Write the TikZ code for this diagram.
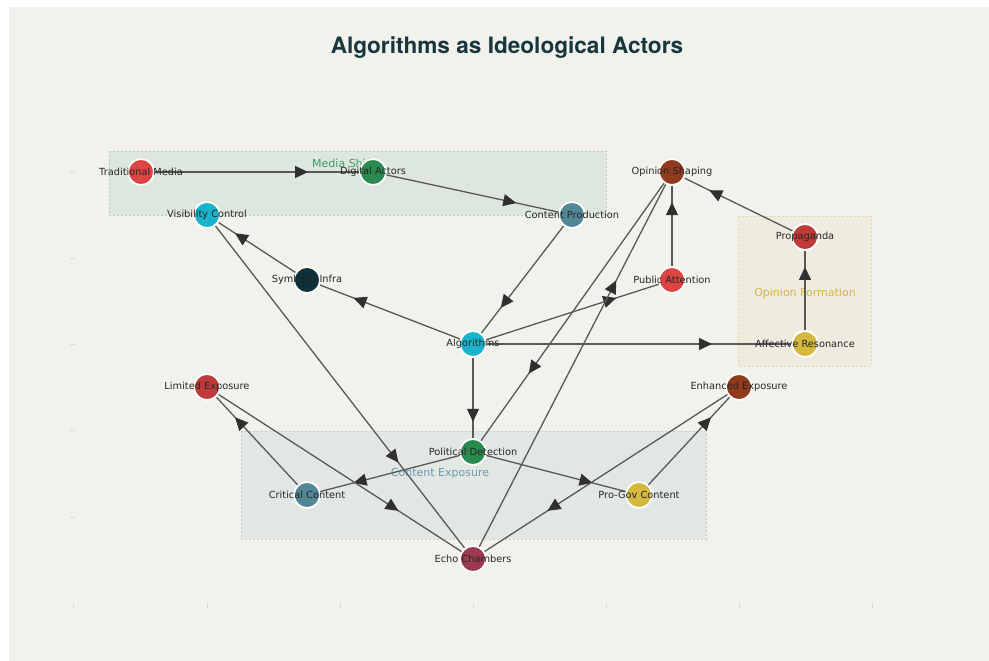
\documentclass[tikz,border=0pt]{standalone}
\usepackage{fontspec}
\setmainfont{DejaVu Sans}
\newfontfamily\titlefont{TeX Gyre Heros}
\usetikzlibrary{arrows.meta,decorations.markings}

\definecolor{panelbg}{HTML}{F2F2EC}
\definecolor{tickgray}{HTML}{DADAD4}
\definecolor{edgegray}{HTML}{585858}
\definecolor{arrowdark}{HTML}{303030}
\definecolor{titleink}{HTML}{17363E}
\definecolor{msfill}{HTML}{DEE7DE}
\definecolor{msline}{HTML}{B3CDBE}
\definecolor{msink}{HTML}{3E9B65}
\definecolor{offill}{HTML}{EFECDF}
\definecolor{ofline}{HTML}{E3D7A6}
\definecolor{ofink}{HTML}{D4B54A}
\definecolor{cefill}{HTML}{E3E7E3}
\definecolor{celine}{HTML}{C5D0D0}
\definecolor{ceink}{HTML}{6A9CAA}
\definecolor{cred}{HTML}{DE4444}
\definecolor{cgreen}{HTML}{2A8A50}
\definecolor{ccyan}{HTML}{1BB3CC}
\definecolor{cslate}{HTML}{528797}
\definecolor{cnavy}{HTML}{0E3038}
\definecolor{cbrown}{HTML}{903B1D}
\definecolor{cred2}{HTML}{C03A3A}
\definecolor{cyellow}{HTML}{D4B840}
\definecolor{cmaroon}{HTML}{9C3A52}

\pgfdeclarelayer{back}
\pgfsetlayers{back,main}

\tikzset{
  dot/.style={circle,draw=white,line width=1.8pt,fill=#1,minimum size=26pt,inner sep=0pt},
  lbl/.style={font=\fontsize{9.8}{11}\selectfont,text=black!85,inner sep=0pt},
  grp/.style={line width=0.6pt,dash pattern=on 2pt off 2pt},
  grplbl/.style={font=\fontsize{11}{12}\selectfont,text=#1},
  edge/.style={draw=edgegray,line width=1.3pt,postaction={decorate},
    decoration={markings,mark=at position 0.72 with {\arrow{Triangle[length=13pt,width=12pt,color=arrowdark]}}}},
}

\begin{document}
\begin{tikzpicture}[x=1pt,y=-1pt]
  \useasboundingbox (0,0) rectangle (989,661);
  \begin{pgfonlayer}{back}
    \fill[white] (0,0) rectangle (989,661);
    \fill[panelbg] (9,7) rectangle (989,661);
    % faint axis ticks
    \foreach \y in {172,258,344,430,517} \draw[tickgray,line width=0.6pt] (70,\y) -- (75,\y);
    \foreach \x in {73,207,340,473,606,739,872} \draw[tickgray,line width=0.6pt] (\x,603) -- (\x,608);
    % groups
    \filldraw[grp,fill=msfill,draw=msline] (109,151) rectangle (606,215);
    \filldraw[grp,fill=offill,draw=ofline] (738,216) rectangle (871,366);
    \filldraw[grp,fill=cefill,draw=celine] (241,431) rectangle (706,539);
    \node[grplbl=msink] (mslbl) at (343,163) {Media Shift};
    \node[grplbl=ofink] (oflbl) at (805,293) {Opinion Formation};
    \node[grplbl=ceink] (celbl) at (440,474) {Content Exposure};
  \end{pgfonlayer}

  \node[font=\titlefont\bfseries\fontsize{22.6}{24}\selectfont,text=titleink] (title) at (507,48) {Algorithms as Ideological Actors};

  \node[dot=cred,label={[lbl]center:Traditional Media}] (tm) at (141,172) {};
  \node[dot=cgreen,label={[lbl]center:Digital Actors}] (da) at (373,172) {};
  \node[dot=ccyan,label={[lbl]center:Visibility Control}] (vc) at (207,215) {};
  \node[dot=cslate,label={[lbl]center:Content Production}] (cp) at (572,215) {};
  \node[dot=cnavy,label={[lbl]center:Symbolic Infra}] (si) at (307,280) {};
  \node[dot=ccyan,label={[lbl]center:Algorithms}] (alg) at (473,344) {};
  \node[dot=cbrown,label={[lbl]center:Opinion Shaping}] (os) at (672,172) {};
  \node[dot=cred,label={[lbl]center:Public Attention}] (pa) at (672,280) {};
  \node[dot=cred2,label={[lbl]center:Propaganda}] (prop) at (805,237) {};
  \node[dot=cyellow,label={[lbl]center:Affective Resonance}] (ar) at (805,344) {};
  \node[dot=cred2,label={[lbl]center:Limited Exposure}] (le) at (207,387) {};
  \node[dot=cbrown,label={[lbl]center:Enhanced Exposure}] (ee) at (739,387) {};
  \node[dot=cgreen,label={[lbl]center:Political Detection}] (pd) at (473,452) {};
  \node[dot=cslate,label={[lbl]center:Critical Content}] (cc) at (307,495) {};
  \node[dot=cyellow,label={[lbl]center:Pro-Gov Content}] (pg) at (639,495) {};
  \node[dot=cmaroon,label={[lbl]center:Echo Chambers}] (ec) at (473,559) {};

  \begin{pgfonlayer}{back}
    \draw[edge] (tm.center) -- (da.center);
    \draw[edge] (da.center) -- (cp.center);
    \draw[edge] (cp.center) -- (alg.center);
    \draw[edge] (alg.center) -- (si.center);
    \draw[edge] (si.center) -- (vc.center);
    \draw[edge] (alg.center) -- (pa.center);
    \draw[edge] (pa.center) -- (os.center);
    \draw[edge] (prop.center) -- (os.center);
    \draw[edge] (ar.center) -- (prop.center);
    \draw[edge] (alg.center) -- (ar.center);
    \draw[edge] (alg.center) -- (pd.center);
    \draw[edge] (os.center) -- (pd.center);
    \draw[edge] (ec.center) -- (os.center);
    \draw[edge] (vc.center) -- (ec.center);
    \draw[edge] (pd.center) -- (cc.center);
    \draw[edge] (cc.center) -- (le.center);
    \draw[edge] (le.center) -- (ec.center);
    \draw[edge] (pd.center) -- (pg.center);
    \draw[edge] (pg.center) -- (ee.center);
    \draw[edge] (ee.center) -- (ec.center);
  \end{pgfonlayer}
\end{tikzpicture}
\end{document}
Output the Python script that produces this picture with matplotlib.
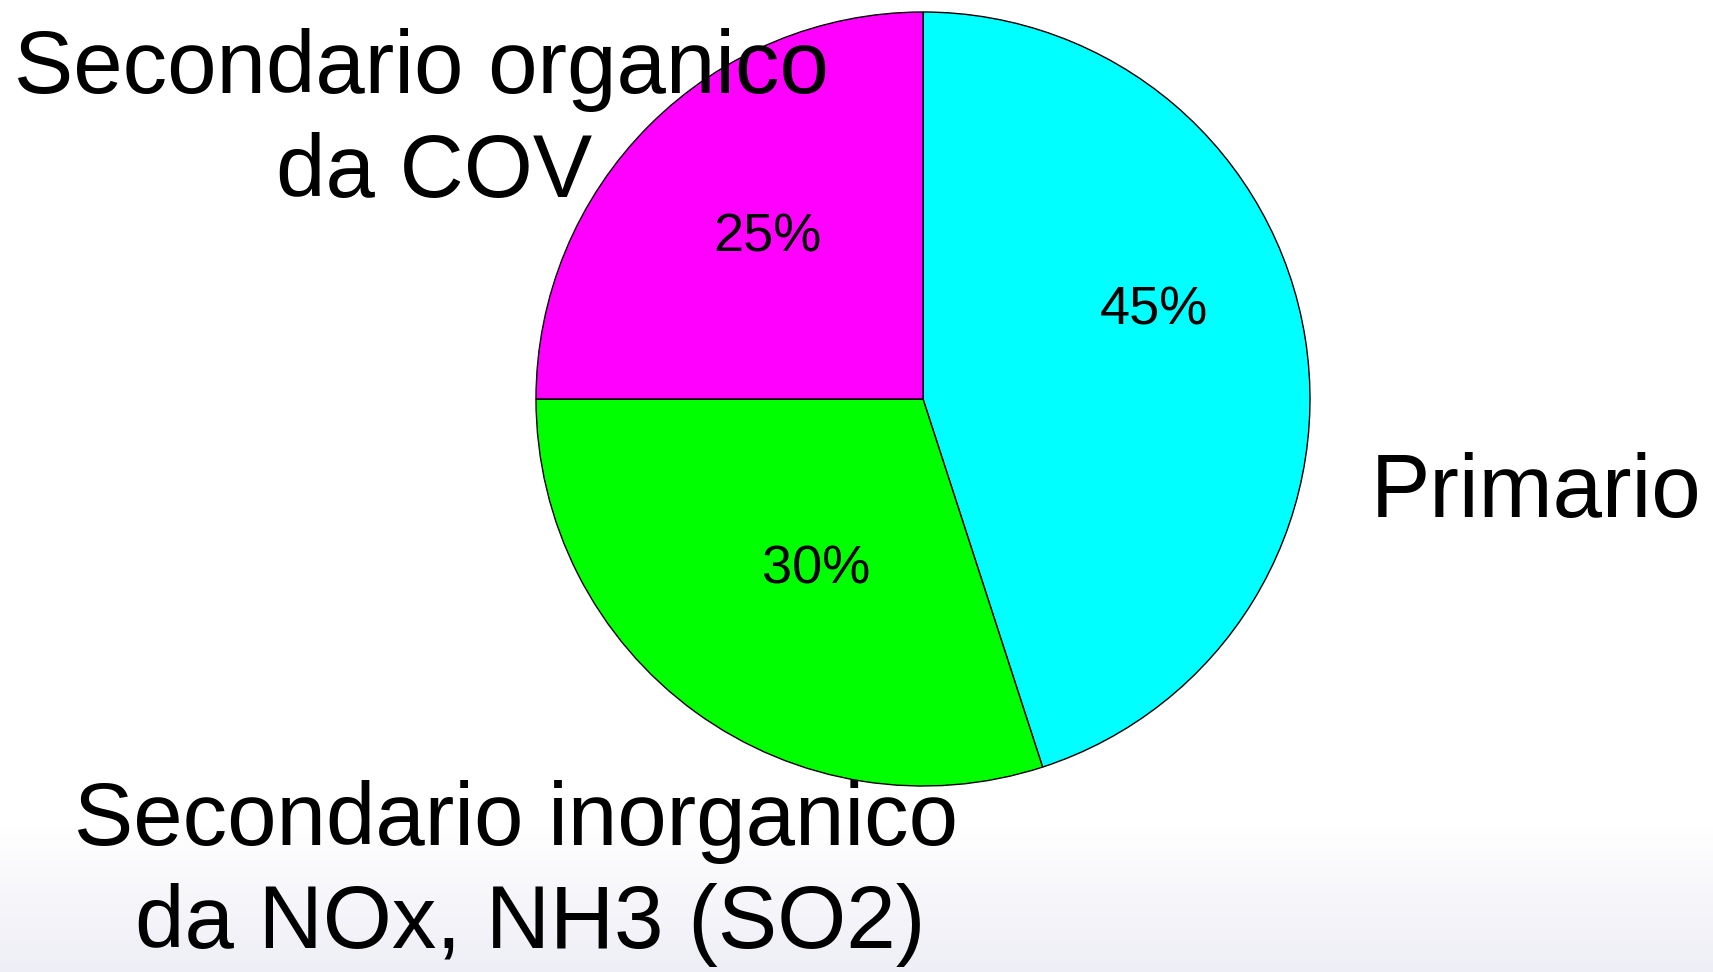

====

→ **AIM OF THE TASK**
Excluding the pictures, restate the records above word for word.

→ **SOLUTION BELOW**
Write the TikZ code for this diagram.
\documentclass[tikz,border=0pt]{standalone}
\usepackage{fontspec}
\setmainfont{DejaVu Sans}
\newfontfamily\titlefont{TeX Gyre Heros}
\usetikzlibrary{arrows.meta,decorations.markings}

\definecolor{panelbg}{HTML}{F2F2EC}
\definecolor{tickgray}{HTML}{DADAD4}
\definecolor{edgegray}{HTML}{585858}
\definecolor{arrowdark}{HTML}{303030}
\definecolor{titleink}{HTML}{17363E}
\definecolor{msfill}{HTML}{DEE7DE}
\definecolor{msline}{HTML}{B3CDBE}
\definecolor{msink}{HTML}{3E9B65}
\definecolor{offill}{HTML}{EFECDF}
\definecolor{ofline}{HTML}{E3D7A6}
\definecolor{ofink}{HTML}{D4B54A}
\definecolor{cefill}{HTML}{E3E7E3}
\definecolor{celine}{HTML}{C5D0D0}
\definecolor{ceink}{HTML}{6A9CAA}
\definecolor{cred}{HTML}{DE4444}
\definecolor{cgreen}{HTML}{2A8A50}
\definecolor{ccyan}{HTML}{1BB3CC}
\definecolor{cslate}{HTML}{528797}
\definecolor{cnavy}{HTML}{0E3038}
\definecolor{cbrown}{HTML}{903B1D}
\definecolor{cred2}{HTML}{C03A3A}
\definecolor{cyellow}{HTML}{D4B840}
\definecolor{cmaroon}{HTML}{9C3A52}

\pgfdeclarelayer{back}
\pgfsetlayers{back,main}

\tikzset{
  dot/.style={circle,draw=white,line width=1.8pt,fill=#1,minimum size=26pt,inner sep=0pt},
  lbl/.style={font=\fontsize{9.8}{11}\selectfont,text=black!85,inner sep=0pt},
  grp/.style={line width=0.6pt,dash pattern=on 2pt off 2pt},
  grplbl/.style={font=\fontsize{11}{12}\selectfont,text=#1},
  edge/.style={draw=edgegray,line width=1.3pt,postaction={decorate},
    decoration={markings,mark=at position 0.72 with {\arrow{Triangle[length=13pt,width=12pt,color=arrowdark]}}}},
}

\begin{document}
\begin{tikzpicture}[x=1pt,y=-1pt]
  \useasboundingbox (0,0) rectangle (989,661);
  \begin{pgfonlayer}{back}
    \fill[white] (0,0) rectangle (989,661);
    \fill[panelbg] (9,7) rectangle (989,661);
    % faint axis ticks
    \foreach \y in {172,258,344,430,517} \draw[tickgray,line width=0.6pt] (70,\y) -- (75,\y);
    \foreach \x in {73,207,340,473,606,739,872} \draw[tickgray,line width=0.6pt] (\x,603) -- (\x,608);
    % groups
    \filldraw[grp,fill=msfill,draw=msline] (109,151) rectangle (606,215);
    \filldraw[grp,fill=offill,draw=ofline] (738,216) rectangle (871,366);
    \filldraw[grp,fill=cefill,draw=celine] (241,431) rectangle (706,539);
    \node[grplbl=msink] (mslbl) at (343,163) {Media Shift};
    \node[grplbl=ofink] (oflbl) at (805,293) {Opinion Formation};
    \node[grplbl=ceink] (celbl) at (440,474) {Content Exposure};
  \end{pgfonlayer}

  \node[font=\titlefont\bfseries\fontsize{22.6}{24}\selectfont,text=titleink] (title) at (507,48) {Algorithms as Ideological Actors};

  \node[dot=cred,label={[lbl]center:Traditional Media}] (tm) at (141,172) {};
  \node[dot=cgreen,label={[lbl]center:Digital Actors}] (da) at (373,172) {};
  \node[dot=ccyan,label={[lbl]center:Visibility Control}] (vc) at (207,215) {};
  \node[dot=cslate,label={[lbl]center:Content Production}] (cp) at (572,215) {};
  \node[dot=cnavy,label={[lbl]center:Symbolic Infra}] (si) at (307,280) {};
  \node[dot=ccyan,label={[lbl]center:Algorithms}] (alg) at (473,344) {};
  \node[dot=cbrown,label={[lbl]center:Opinion Shaping}] (os) at (672,172) {};
  \node[dot=cred,label={[lbl]center:Public Attention}] (pa) at (672,280) {};
  \node[dot=cred2,label={[lbl]center:Propaganda}] (prop) at (805,237) {};
  \node[dot=cyellow,label={[lbl]center:Affective Resonance}] (ar) at (805,344) {};
  \node[dot=cred2,label={[lbl]center:Limited Exposure}] (le) at (207,387) {};
  \node[dot=cbrown,label={[lbl]center:Enhanced Exposure}] (ee) at (739,387) {};
  \node[dot=cgreen,label={[lbl]center:Political Detection}] (pd) at (473,452) {};
  \node[dot=cslate,label={[lbl]center:Critical Content}] (cc) at (307,495) {};
  \node[dot=cyellow,label={[lbl]center:Pro-Gov Content}] (pg) at (639,495) {};
  \node[dot=cmaroon,label={[lbl]center:Echo Chambers}] (ec) at (473,559) {};

  \begin{pgfonlayer}{back}
    \draw[edge] (tm.center) -- (da.center);
    \draw[edge] (da.center) -- (cp.center);
    \draw[edge] (cp.center) -- (alg.center);
    \draw[edge] (alg.center) -- (si.center);
    \draw[edge] (si.center) -- (vc.center);
    \draw[edge] (alg.center) -- (pa.center);
    \draw[edge] (pa.center) -- (os.center);
    \draw[edge] (prop.center) -- (os.center);
    \draw[edge] (ar.center) -- (prop.center);
    \draw[edge] (alg.center) -- (ar.center);
    \draw[edge] (alg.center) -- (pd.center);
    \draw[edge] (os.center) -- (pd.center);
    \draw[edge] (ec.center) -- (os.center);
    \draw[edge] (vc.center) -- (ec.center);
    \draw[edge] (pd.center) -- (cc.center);
    \draw[edge] (cc.center) -- (le.center);
    \draw[edge] (le.center) -- (ec.center);
    \draw[edge] (pd.center) -- (pg.center);
    \draw[edge] (pg.center) -- (ee.center);
    \draw[edge] (ee.center) -- (ec.center);
  \end{pgfonlayer}
\end{tikzpicture}
\end{document}
Output the Python script that produces this picture with matplotlib.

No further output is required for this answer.